**To do**
Where a line of the listing below includes the word "with", reproduce that line.

[START Recorded data]

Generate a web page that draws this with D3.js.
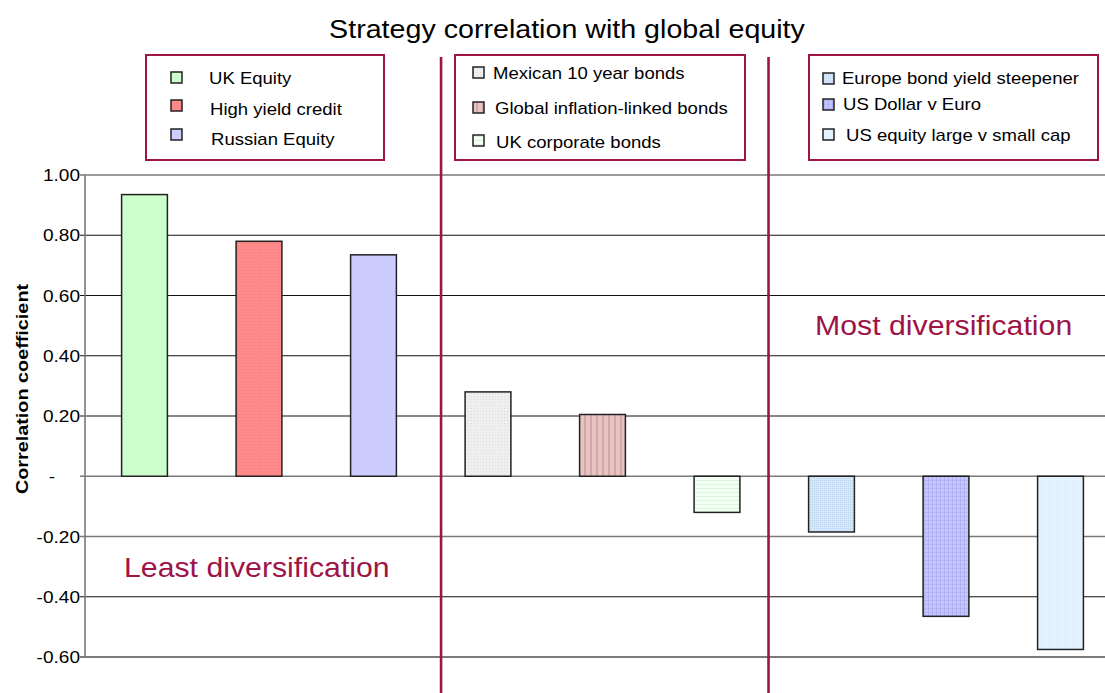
<!DOCTYPE html>
<html>
<head>
<meta charset="utf-8">
<script src="https://cdn.jsdelivr.net/npm/d3@7"></script>
<style>
  body { margin: 0; background: #fff; }
  svg { display: block; font-family: "Liberation Sans", Arial, sans-serif; }
</style>
</head>
<body>
<div></div>
<script>
// chart values
let categories = ["UK Equity", "High yield credit", "Russian Equity",
    "Mexican 10 year bonds", "Global inflation-linked bonds", "UK corporate bonds",
    "Europe bond yield steepener", "US Dollar v Euro", "US equity large v small cap"];
let values = [0.935, 0.78, 0.735, 0.28, 0.205, -0.12, -0.185, -0.465, -0.575];
let groups = [0, 0, 0, 1, 1, 1, 2, 2, 2];
let yTicks = [1.0, 0.8, 0.6, 0.4, 0.2, 0, -0.2, -0.4, -0.6];
let yTickLabels = ["1.00", "0.80", "0.60", "0.40", "0.20", "-", "-0.20", "-0.40", "-0.60"];

let dimension = {
    width: 1105,
    height: 693,
    margin: { top: 175, left: 85, right: 0, bottom: 36 }
};
const crimson = "#9e1447";

let svg = d3.select("div")
    .append("svg")
    .attr("width", dimension.width)
    .attr("height", dimension.height);

// the original font is a little wider than Liberation Sans
function stretch(sel, f) {
    sel.each(function () {
        let w = this.getComputedTextLength();
        d3.select(this).attr("textLength", w * f).attr("lengthAdjust", "spacingAndGlyphs");
    });
}

// fill textures
let defs = svg.append("defs");
function pattern(id, w, h, bg, draw) {
    let p = defs.append("pattern").attr("id", id)
        .attr("patternUnits", "userSpaceOnUse").attr("width", w).attr("height", h);
    p.append("rect").attr("width", w).attr("height", h).attr("fill", bg);
    if (draw) draw(p);
}
pattern("p0", 4, 4, "#ccffcc");
pattern("p1", 3, 3, "#ff8a8a", p => p.append("rect").attr("width", 1).attr("height", 1).attr("fill", "#f47c7c"));
pattern("p2", 4, 4, "#ccccff");
pattern("p3", 3, 3, "#efefef", p => p.append("rect").attr("width", 1).attr("height", 1).attr("fill", "#dcdcdc"));
pattern("p4", 6, 6, "#e6c4c4", p => p.append("rect").attr("x", 2).attr("width", 2).attr("height", 6).attr("fill", "#d6a6a6"));
pattern("p5", 4, 4, "#f2fff2", p => p.append("rect").attr("width", 4).attr("height", 1).attr("fill", "#dcf4dc"));
pattern("p6", 2, 2, "#d8e8fb", p => p.append("rect").attr("width", 1).attr("height", 1).attr("fill", "#bcd4f2"));
pattern("p7", 4, 4, "#c6c6ff", p => {
    p.append("rect").attr("width", 1).attr("height", 4).attr("fill", "#aeaef2");
    p.append("rect").attr("width", 4).attr("height", 1).attr("fill", "#b4b4f4");
});
pattern("p8", 2, 2, "#eaf4ff", p => p.append("rect").attr("width", 1).attr("height", 1).attr("fill", "#d6e8fa"));

let X = d3.scaleBand()
    .domain(categories)
    .range([87.25, 1117.75])
    .paddingInner(0.6)
    .paddingOuter(0.3);

let Y = d3.scaleLinear()
    .domain([-0.6, 1.0])
    .range([657, 175]);

// gridlines
let grayLines = [1.0, 0, -0.2, -0.6];
svg.append("g").selectAll("line")
    .data(yTicks)
    .enter()
    .append("line")
    .attr("x1", dimension.margin.left - 5)
    .attr("x2", dimension.width)
    .attr("y1", d => Y(d))
    .attr("y2", d => Y(d))
    .attr("stroke", d => grayLines.includes(d) ? "#7a7a7a" : "#111")
    .attr("stroke-width", d => d == -0.6 ? 2.2 : (grayLines.includes(d) ? 1.6 : 1.1));

// y axis line
svg.append("line")
    .attr("x1", dimension.margin.left).attr("x2", dimension.margin.left)
    .attr("y1", Y(1.0)).attr("y2", Y(-0.6))
    .attr("stroke", "#7a7a7a").attr("stroke-width", 1.6);

// accounting-style zero dash sits left of the other labels
svg.append("g").selectAll("text")
    .data(yTicks)
    .enter()
    .append("text")
    .attr("x", d => d == 0 ? 55 : 80)
    .attr("y", d => Y(d) + 6)
    .attr("text-anchor", "end")
    .attr("font-size", 17)
    .attr("fill", "#000")
    .text((d, i) => yTickLabels[i])
    .call(stretch, 1.12);

svg.append("text")
    .attr("transform", "translate(28,389) rotate(-90)")
    .attr("text-anchor", "middle")
    .attr("font-size", 16.5)
    .attr("font-weight", "bold")
    .text("Correlation coefficient")
    .call(stretch, 1.2);

// bars
svg.append("g").selectAll("rect")
    .data(categories)
    .enter()
    .append("rect")
    .attr("x", d => X(d))
    .attr("width", X.bandwidth())
    .attr("y", (d, i) => Y(Math.max(0, values[i])))
    .attr("height", (d, i) => Math.abs(Y(values[i]) - Y(0)))
    .attr("fill", (d, i) => `url(#p${i})`)
    .attr("stroke", "#222")
    .attr("stroke-width", 1.5);

// group dividers, in category units from the first bar centre
let dividerAt = [2.59, 5.45];
let x0 = X(categories[0]) + X.bandwidth() / 2;
svg.append("g").selectAll("line")
    .data(dividerAt)
    .enter()
    .append("line")
    .attr("x1", d => x0 + X.step() * d)
    .attr("x2", d => x0 + X.step() * d)
    .attr("y1", 57)
    .attr("y2", dimension.height)
    .attr("stroke", crimson)
    .attr("stroke-width", 2.6);

// title
svg.append("text")
    .attr("x", 567)
    .attr("y", 38)
    .attr("text-anchor", "middle")
    .attr("font-size", 25)
    .text("Strategy correlation with global equity")
    .call(stretch, 1.145);

// legends
let legendBoxes = [
    { x: 146, y: 55, w: 238, h: 105, sx: 171, tx: [209, 210, 211], ty: [84, 115, 145], sy: [72, 100, 129] },
    { x: 455, y: 55, w: 290, h: 105, sx: 473, tx: [493, 495, 496], ty: [79, 114, 148], sy: [67, 102, 135] },
    { x: 809, y: 55, w: 289, h: 105, sx: 823, tx: [842, 843, 846], ty: [84, 110, 141], sy: [73, 99, 129] }
];
legendBoxes.forEach((b, g) => {
    let lg = svg.append("g");
    lg.append("rect")
        .attr("x", b.x).attr("y", b.y).attr("width", b.w).attr("height", b.h)
        .attr("fill", "#fff").attr("stroke", crimson).attr("stroke-width", 2);
    let items = categories.map((c, i) => i).filter(i => groups[i] == g);
    items.forEach((i, k) => {
        lg.append("rect")
            .attr("x", b.sx).attr("y", b.sy[k]).attr("width", 11).attr("height", 11)
            .attr("fill", `url(#p${i})`).attr("stroke", "#222").attr("stroke-width", 1.5);
        lg.append("text")
            .attr("x", b.tx[k]).attr("y", b.ty[k])
            .attr("font-size", 17)
            .text(categories[i])
            .call(stretch, 1.09);
    });
});

// annotations
svg.append("text")
    .attr("x", 124).attr("y", 577)
    .attr("font-size", 27.5)
    .attr("fill", crimson)
    .text("Least diversification")
    .call(stretch, 1.1);
svg.append("text")
    .attr("x", 815).attr("y", 335)
    .attr("font-size", 27.5)
    .attr("fill", crimson)
    .text("Most diversification")
    .call(stretch, 1.1);
</script>
</body>
</html>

[END Recorded data]

**Correct answer**
Generate a web page that draws this with D3.js.
    .text("Strategy correlation with global equity")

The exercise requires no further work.